Bowman was also extremely successful in business ventures across the Mexican border, where he owned the Foreign Club, a Tijuana gambling establishment. In 1928, Wirt Bowman, Baron H. Long (a California hotel and nightclub owner), and James N. Crofton (in the horseracing business) formed a company ("syndicate") to build the $10 million Agua Caliente Casino and Hotel. Some sources note the fourth partner was Abelardo L. Rodriguez, Military Commander and Governor of Baja, and future President of Mexico. The luxury Resort included casino, hotel, guest bungalows, championship golf and tennis facilities, Victorian-style Turkish baths, restaurants, nightclubs, and its own airstrip. The venture was enormously successful financially and particularly popular with Hollywood stars of the day, who were able to avoid Prohibition and other limitations by crossing the border. The $2.5 million Agua Caliente racetrack, which opened in December 1929, was equally attractive because betting on horse races was illegal in California at the time. The world of casinos, gambling, and horseracing is often associated with organized crime, as well as "vice" crimes, such as prostitution. Some sources suggest that Bowman and his associates (dubbed "Border Barons" by the media) were also involved in these less legitimate enterprises in Tijuana, and imply that Bowman may have played a leadership role, thanks to his vast network of family and business associates on both sides of the border. (citation 11, 12) Bowman left Agua Caliente in 1934, just one year before Mexican President Lázaro Cárdenas outlawed gambling, closed the resort, and turned it into a school.
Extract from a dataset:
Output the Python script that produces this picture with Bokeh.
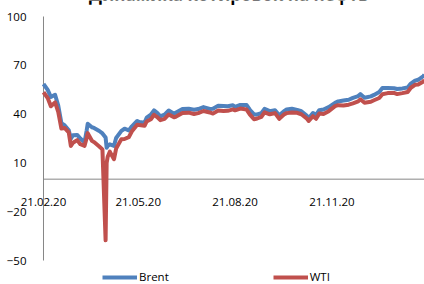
import pandas as pd
from bokeh.plotting import figure
from bokeh.models import (FixedTicker, DatetimeTickFormatter, Legend, LegendItem,
                          Label, Range1d, ColumnDataSource)
from bokeh.embed import file_html
from bokeh.resources import INLINE

title_text = "Динамика котировок на нефть"
series_names = ["Brent", "WTI"]
y_ticks = [-50, -20, 10, 40, 70, 100]
y_min, y_max = -50, 100
x_tick_dates = ["2020-02-21", "2020-05-21", "2020-08-21", "2020-11-21"]
x_start, x_end = "2020-02-21", "2021-02-17"

dates = [
    "2020-02-21", "2020-02-25", "2020-02-28", "2020-03-03", "2020-03-06", "2020-03-09",
    "2020-03-12", "2020-03-16", "2020-03-18", "2020-03-20", "2020-03-24", "2020-03-27",
    "2020-03-31", "2020-04-02", "2020-04-03", "2020-04-07", "2020-04-09", "2020-04-14",
    "2020-04-17", "2020-04-20", "2020-04-21", "2020-04-22", "2020-04-24", "2020-04-28",
    "2020-04-30", "2020-05-05", "2020-05-08", "2020-05-12", "2020-05-15", "2020-05-20",
    "2020-05-22", "2020-05-27", "2020-05-29", "2020-06-02", "2020-06-05", "2020-06-08",
    "2020-06-11", "2020-06-15", "2020-06-19", "2020-06-24", "2020-06-26", "2020-07-02",
    "2020-07-08", "2020-07-13", "2020-07-17", "2020-07-22", "2020-07-28", "2020-07-31",
    "2020-08-05", "2020-08-10", "2020-08-14", "2020-08-19", "2020-08-21", "2020-08-26",
    "2020-09-01", "2020-09-04", "2020-09-08", "2020-09-11", "2020-09-15", "2020-09-18",
    "2020-09-23", "2020-09-28", "2020-10-02", "2020-10-07", "2020-10-09", "2020-10-14",
    "2020-10-19", "2020-10-23", "2020-10-28", "2020-10-30", "2020-11-03", "2020-11-06",
    "2020-11-09", "2020-11-13", "2020-11-18", "2020-11-24", "2020-11-27", "2020-12-02",
    "2020-12-07", "2020-12-11", "2020-12-16", "2020-12-18", "2020-12-22", "2020-12-28",
    "2020-12-31", "2021-01-05", "2021-01-08", "2021-01-13", "2021-01-19", "2021-01-22",
    "2021-01-27", "2021-02-01", "2021-02-04", "2021-02-08", "2021-02-11", "2021-02-16",
    "2021-02-17",
]

brent = [
    58.5, 54.9, 50.5, 51.9, 45.3, 34.4,
    33.2, 30.0, 24.9, 27.0, 27.2, 25.0,
    22.7, 29.9, 34.1, 31.9, 31.5, 29.6,
    28.1, 25.6, 19.3, 20.4, 21.4, 20.5,
    25.3, 29.7, 31.0, 30.0, 32.5, 35.8,
    35.1, 34.7, 37.8, 39.6, 42.3, 40.8,
    38.6, 39.7, 42.2, 40.3, 41.0, 43.1,
    43.3, 42.7, 43.1, 44.3, 43.2, 43.3,
    45.2, 45.0, 44.8, 45.4, 44.4, 45.6,
    45.6, 42.7, 39.8, 39.8, 40.5, 43.2,
    41.8, 42.4, 39.3, 42.0, 42.9, 43.3,
    42.6, 41.8, 39.1, 37.5, 40.7, 39.5,
    42.4, 42.8, 44.3, 46.9, 47.8, 48.3,
    48.8, 50.0, 51.1, 52.3, 50.1, 50.9,
    51.8, 53.6, 56.0, 56.1, 55.9, 55.4,
    55.8, 56.4, 58.8, 60.6, 61.1, 63.4,
    64.3,
]

wti = [
    53.4, 49.9, 44.8, 47.2, 41.3, 31.1,
    31.5, 28.7, 20.4, 22.4, 24.0, 21.5,
    20.5, 25.3, 28.3, 23.6, 22.8, 20.1,
    18.3, -37.6, 10.0, 13.8, 16.9, 12.3,
    18.8, 24.6, 24.7, 25.8, 29.4, 33.5,
    33.3, 32.8, 35.5, 36.8, 39.6, 38.2,
    36.3, 37.1, 39.8, 38.0, 38.5, 40.7,
    40.9, 40.1, 40.6, 41.9, 41.0, 40.3,
    42.2, 41.9, 42.0, 42.9, 42.3, 43.4,
    42.8, 39.8, 36.8, 37.3, 38.3, 41.1,
    39.9, 40.6, 37.1, 40.0, 40.6, 41.0,
    40.8, 39.9, 37.4, 35.8, 38.7, 37.1,
    40.3, 40.1, 41.8, 44.9, 45.5, 45.3,
    45.8, 46.6, 47.8, 49.1, 47.0, 47.6,
    48.5, 49.9, 52.2, 52.9, 53.0, 52.3,
    52.9, 53.6, 56.2, 58.0, 58.2, 60.1,
    61.1,
]

FONT = "Open Sans"
W, H = 424, 284
# plot area (where the axes sit) inside the canvas, in pixels
PL, PR, PT, PB = 43, 424, 16, 260

t0, t1 = pd.Timestamp(x_start), pd.Timestamp(x_end)
ms_per_px = (t1 - t0) / (PR - PL)
px_per_unit = (PB - PT) / (y_max - y_min)
x_range = Range1d(t0 - ms_per_px * PL, t1 + ms_per_px * (W - PR))
y_range = Range1d(y_min - (H - PB) / px_per_unit, y_max + PT / px_per_unit)

source = ColumnDataSource(dict(date=pd.to_datetime(dates), brent=brent, wti=wti))

p = figure(width=W, height=H, x_axis_type="datetime",
           x_range=x_range, y_range=y_range,
           output_backend="svg", toolbar_location=None,
           min_border_left=0, min_border_right=0, min_border_top=0, min_border_bottom=0)
p.outline_line_color = None
p.grid.visible = False
p.background_fill_color = "white"

# axis lines (only over the value/date span, as in the reference)
p.segment(x0=[t0], y0=[y_min], x1=[t0], y1=[y_max], line_color="#868686", line_width=1)
p.segment(x0=[t0], y0=[0], x1=[x_range.end], y1=[0], line_color="#868686", line_width=1)

rb = p.line("date", "brent", source=source, line_color="#4F81BD", line_width=4, line_join="round")
rw = p.line("date", "wti", source=source, line_color="#C0504D", line_width=4, line_join="round")

# y axis at the first date
ya = p.yaxis[0]
ya.fixed_location = t0.value / 1e6
ya.ticker = FixedTicker(ticks=y_ticks)
ya.axis_line_color = None
ya.major_tick_line_color = None
ya.minor_tick_line_color = None
ya.major_label_standoff = 11
ya.major_label_text_font = FONT
ya.major_label_text_font_size = "11.5px"
ya.major_label_text_color = "black"

# x axis at zero
xa = p.xaxis[0]
xa.fixed_location = 0
xa.ticker = FixedTicker(ticks=[pd.Timestamp(d).value / 1e6 for d in x_tick_dates])
fmt = "%d.%m.%y"
xa.formatter = DatetimeTickFormatter(days=fmt, months=fmt, years=fmt, hours=fmt,
                                     minutes=fmt, seconds=fmt, milliseconds=fmt,
                                     microseconds=fmt, minsec=fmt, hourmin=fmt)
xa.axis_line_color = None
xa.major_tick_line_color = None
xa.minor_tick_line_color = None
xa.major_label_standoff = 13
xa.major_label_text_font = FONT
xa.major_label_text_font_size = "11.5px"
xa.major_label_text_color = "black"

legend = Legend(items=[LegendItem(label=series_names[0], renderers=[rb]),
                       LegendItem(label=series_names[1], renderers=[rw])],
                orientation="horizontal", location=(102, 0),
                glyph_width=35, glyph_height=12, label_standoff=2, spacing=104,
                padding=0, margin=0, label_height=12, label_width=10,
                border_line_color=None, background_fill_alpha=0,
                label_text_font=FONT, label_text_font_size="11.5px",
                label_text_color="black")
p.add_layout(legend)

title = Label(x=pd.Timestamp("2020-08-15").value / 1e6, y=y_range.end + 6 / px_per_unit,
              text=title_text, text_align="center", text_baseline="alphabetic",
              text_font=FONT, text_font_size="17px", text_font_style="bold",
              text_color="black")
p.add_layout(title)

open("out.html", "w").write(file_html(p, INLINE))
In 1945, Bowman sold the First National Bank, resigned as president of the local chamber of commerce, and bought one of the largest cattle ranches in southern Arizona's San Rafael Valley. (citation 2) He died of a heart attack on April 20, 1949, at the age of 75. He spent his last three years in Tucson, with his second wife, Teresa Villagran Bowman. He had three children with Teresa Bowman.

Bowman's associate Baron Long once owned a racehorse named "Wirt Bowman", which is widely regarded as the first Thoroughbred racehorse to be transported by airplane to compete in a race.